[begin Data excerpt]

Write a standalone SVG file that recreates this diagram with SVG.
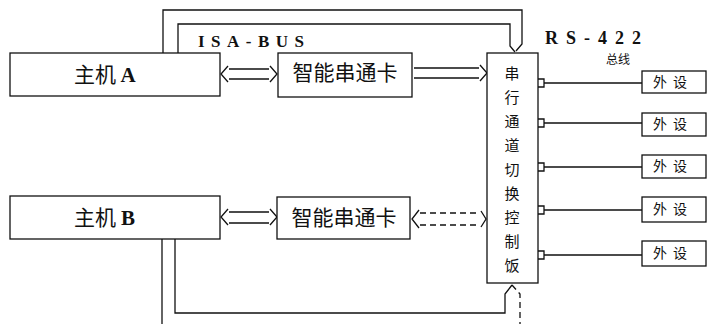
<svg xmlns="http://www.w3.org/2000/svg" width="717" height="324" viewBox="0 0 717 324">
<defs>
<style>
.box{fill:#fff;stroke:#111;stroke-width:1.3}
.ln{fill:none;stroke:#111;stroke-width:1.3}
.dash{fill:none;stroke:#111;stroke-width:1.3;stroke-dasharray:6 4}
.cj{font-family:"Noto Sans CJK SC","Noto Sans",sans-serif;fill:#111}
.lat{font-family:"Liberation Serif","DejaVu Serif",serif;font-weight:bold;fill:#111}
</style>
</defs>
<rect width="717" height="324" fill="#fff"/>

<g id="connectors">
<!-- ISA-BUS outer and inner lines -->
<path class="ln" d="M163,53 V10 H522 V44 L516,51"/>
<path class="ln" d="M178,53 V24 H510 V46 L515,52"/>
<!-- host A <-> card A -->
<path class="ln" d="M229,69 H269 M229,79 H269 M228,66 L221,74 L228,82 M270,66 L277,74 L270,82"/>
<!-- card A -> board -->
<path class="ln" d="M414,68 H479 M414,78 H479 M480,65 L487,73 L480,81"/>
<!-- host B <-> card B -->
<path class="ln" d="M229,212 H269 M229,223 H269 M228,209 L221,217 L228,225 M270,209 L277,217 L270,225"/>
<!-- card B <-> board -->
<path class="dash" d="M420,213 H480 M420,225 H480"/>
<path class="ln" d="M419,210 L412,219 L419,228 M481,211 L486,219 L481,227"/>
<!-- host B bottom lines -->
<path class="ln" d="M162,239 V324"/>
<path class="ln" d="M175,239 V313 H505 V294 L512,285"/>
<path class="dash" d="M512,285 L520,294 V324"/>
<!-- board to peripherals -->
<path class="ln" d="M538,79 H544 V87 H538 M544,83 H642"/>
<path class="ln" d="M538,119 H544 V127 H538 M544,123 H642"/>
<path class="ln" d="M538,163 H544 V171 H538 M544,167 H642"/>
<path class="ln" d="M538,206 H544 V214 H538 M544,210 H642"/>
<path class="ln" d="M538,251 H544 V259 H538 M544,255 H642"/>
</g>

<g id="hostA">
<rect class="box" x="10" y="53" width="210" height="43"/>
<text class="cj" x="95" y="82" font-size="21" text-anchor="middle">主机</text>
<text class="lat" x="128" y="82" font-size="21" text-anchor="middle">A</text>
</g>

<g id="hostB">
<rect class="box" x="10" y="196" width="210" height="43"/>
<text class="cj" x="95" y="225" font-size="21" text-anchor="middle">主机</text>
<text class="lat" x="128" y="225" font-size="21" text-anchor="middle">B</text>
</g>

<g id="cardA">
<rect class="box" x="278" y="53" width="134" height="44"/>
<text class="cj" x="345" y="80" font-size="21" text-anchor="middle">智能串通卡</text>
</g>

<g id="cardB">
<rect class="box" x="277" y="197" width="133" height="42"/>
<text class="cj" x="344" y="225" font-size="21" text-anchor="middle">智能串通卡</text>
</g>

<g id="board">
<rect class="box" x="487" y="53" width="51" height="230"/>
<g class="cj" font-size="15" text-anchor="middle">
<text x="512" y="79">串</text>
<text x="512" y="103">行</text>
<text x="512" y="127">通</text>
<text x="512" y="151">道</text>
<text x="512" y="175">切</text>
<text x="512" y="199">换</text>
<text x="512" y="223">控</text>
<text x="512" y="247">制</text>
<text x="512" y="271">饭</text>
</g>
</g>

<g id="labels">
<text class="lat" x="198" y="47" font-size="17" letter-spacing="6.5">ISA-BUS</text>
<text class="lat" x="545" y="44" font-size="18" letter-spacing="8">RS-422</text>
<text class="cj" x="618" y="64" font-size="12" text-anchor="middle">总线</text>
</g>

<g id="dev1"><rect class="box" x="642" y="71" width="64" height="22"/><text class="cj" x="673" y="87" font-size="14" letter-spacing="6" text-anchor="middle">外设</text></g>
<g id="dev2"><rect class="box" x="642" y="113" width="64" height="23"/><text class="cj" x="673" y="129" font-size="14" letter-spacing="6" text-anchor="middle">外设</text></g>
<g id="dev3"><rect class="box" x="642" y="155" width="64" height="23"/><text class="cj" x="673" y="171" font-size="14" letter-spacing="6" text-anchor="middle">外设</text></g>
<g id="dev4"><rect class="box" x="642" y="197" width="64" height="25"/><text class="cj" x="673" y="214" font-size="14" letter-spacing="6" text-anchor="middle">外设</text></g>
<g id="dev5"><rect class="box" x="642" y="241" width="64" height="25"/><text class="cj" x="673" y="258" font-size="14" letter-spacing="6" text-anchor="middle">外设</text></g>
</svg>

[end Data excerpt]

**What you will do**
Take the listing and print it again exactly, but without any pictures.

**Complete response**
Write a standalone SVG file that recreates this diagram with SVG.
<svg xmlns="http://www.w3.org/2000/svg" width="717" height="324" viewBox="0 0 717 324">
<defs>
<style>
.box{fill:#fff;stroke:#111;stroke-width:1.3}
.ln{fill:none;stroke:#111;stroke-width:1.3}
.dash{fill:none;stroke:#111;stroke-width:1.3;stroke-dasharray:6 4}
.cj{font-family:"Noto Sans CJK SC","Noto Sans",sans-serif;fill:#111}
.lat{font-family:"Liberation Serif","DejaVu Serif",serif;font-weight:bold;fill:#111}
</style>
</defs>
<rect width="717" height="324" fill="#fff"/>

<g id="connectors">
<!-- ISA-BUS outer and inner lines -->
<path class="ln" d="M163,53 V10 H522 V44 L516,51"/>
<path class="ln" d="M178,53 V24 H510 V46 L515,52"/>
<!-- host A <-> card A -->
<path class="ln" d="M229,69 H269 M229,79 H269 M228,66 L221,74 L228,82 M270,66 L277,74 L270,82"/>
<!-- card A -> board -->
<path class="ln" d="M414,68 H479 M414,78 H479 M480,65 L487,73 L480,81"/>
<!-- host B <-> card B -->
<path class="ln" d="M229,212 H269 M229,223 H269 M228,209 L221,217 L228,225 M270,209 L277,217 L270,225"/>
<!-- card B <-> board -->
<path class="dash" d="M420,213 H480 M420,225 H480"/>
<path class="ln" d="M419,210 L412,219 L419,228 M481,211 L486,219 L481,227"/>
<!-- host B bottom lines -->
<path class="ln" d="M162,239 V324"/>
<path class="ln" d="M175,239 V313 H505 V294 L512,285"/>
<path class="dash" d="M512,285 L520,294 V324"/>
<!-- board to peripherals -->
<path class="ln" d="M538,79 H544 V87 H538 M544,83 H642"/>
<path class="ln" d="M538,119 H544 V127 H538 M544,123 H642"/>
<path class="ln" d="M538,163 H544 V171 H538 M544,167 H642"/>
<path class="ln" d="M538,206 H544 V214 H538 M544,210 H642"/>
<path class="ln" d="M538,251 H544 V259 H538 M544,255 H642"/>
</g>

<g id="hostA">
<rect class="box" x="10" y="53" width="210" height="43"/>
<text class="cj" x="95" y="82" font-size="21" text-anchor="middle">主机</text>
<text class="lat" x="128" y="82" font-size="21" text-anchor="middle">A</text>
</g>

<g id="hostB">
<rect class="box" x="10" y="196" width="210" height="43"/>
<text class="cj" x="95" y="225" font-size="21" text-anchor="middle">主机</text>
<text class="lat" x="128" y="225" font-size="21" text-anchor="middle">B</text>
</g>

<g id="cardA">
<rect class="box" x="278" y="53" width="134" height="44"/>
<text class="cj" x="345" y="80" font-size="21" text-anchor="middle">智能串通卡</text>
</g>

<g id="cardB">
<rect class="box" x="277" y="197" width="133" height="42"/>
<text class="cj" x="344" y="225" font-size="21" text-anchor="middle">智能串通卡</text>
</g>

<g id="board">
<rect class="box" x="487" y="53" width="51" height="230"/>
<g class="cj" font-size="15" text-anchor="middle">
<text x="512" y="79">串</text>
<text x="512" y="103">行</text>
<text x="512" y="127">通</text>
<text x="512" y="151">道</text>
<text x="512" y="175">切</text>
<text x="512" y="199">换</text>
<text x="512" y="223">控</text>
<text x="512" y="247">制</text>
<text x="512" y="271">饭</text>
</g>
</g>

<g id="labels">
<text class="lat" x="198" y="47" font-size="17" letter-spacing="6.5">ISA-BUS</text>
<text class="lat" x="545" y="44" font-size="18" letter-spacing="8">RS-422</text>
<text class="cj" x="618" y="64" font-size="12" text-anchor="middle">总线</text>
</g>

<g id="dev1"><rect class="box" x="642" y="71" width="64" height="22"/><text class="cj" x="673" y="87" font-size="14" letter-spacing="6" text-anchor="middle">外设</text></g>
<g id="dev2"><rect class="box" x="642" y="113" width="64" height="23"/><text class="cj" x="673" y="129" font-size="14" letter-spacing="6" text-anchor="middle">外设</text></g>
<g id="dev3"><rect class="box" x="642" y="155" width="64" height="23"/><text class="cj" x="673" y="171" font-size="14" letter-spacing="6" text-anchor="middle">外设</text></g>
<g id="dev4"><rect class="box" x="642" y="197" width="64" height="25"/><text class="cj" x="673" y="214" font-size="14" letter-spacing="6" text-anchor="middle">外设</text></g>
<g id="dev5"><rect class="box" x="642" y="241" width="64" height="25"/><text class="cj" x="673" y="258" font-size="14" letter-spacing="6" text-anchor="middle">外设</text></g>
</svg>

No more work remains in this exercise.